The asset class has been hammered in recent weeks amid speculation about an unwinding of US monetary stimulus, with those countries that have sluggish economic growth and wide current-account deficits such as India being particularly hit hard.
“While policy makers have yet to panic sufficiently for an inflection point in global risk, an improving long-term, risk-reward trade-off could make emerging markets the comeback asset class of 2014,” the BofAML analysts said.
The MSCI emerging market index has shed about 13 percent of its value since late May and has tumbled about 5 percent in just over two weeks. The Indian rupee, meanwhile, dived to a new record low against the dollar this week and the Indonesian rupiah hit its lowest level in more than four years.

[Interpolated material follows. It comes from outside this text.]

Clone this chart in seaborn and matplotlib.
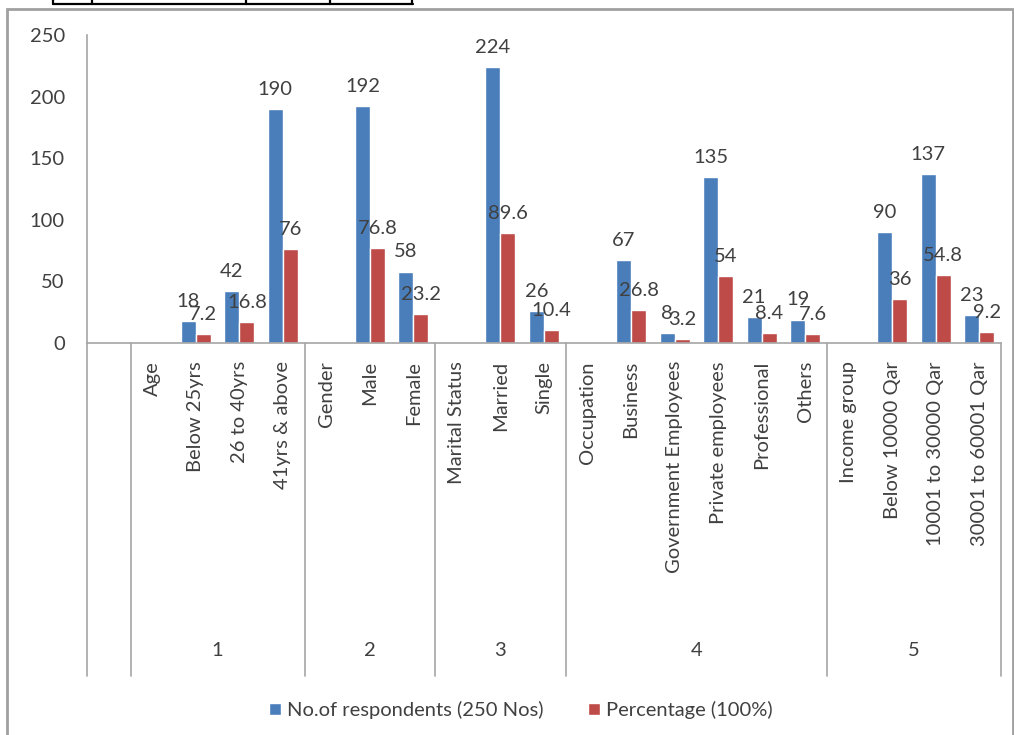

Some analysts argue that there could be an opportunity to be found in the rout.
Mirza Baig, head of foreign exchange and interest rate strategy at BNP Paribas , told CNBC earlier this week that he thought emerging countries should stop trying to defend their currencies and allow them to fall, paving the way for an export-led recovery next year.
“After this we will have cheap assets and an export-led recovery,” he said, referring to the turmoil in emerging markets. “They [central banks in emerging markets] should just let the currency go, let it find its value and have an export-led recovery next year.”
Currency weakness gives exporters a competitive edge in overseas markets and is something emerging markets have in abundance right now.
India`s rupee is the world`s worst performing currency this year with a fall of 21 percent against the dollar. The Brazilian real has shed about 15 percent of its value and the Indonesia rupiah has tumbled 13 percent.
“We are in a slightly worse situation right now – inflation is higher, growth is weaker, we`ve adjusted to the fact that China`s growth is not going to be double digits. The reality checks have been kicking in for a while,” David Mann, head of regional research at Standard Chartered Bank, told CNBC Asia`s ” The Call ” on Friday.
“But when the dust settles, what are we left with? We are seeing relatively attractive currencies,” he added.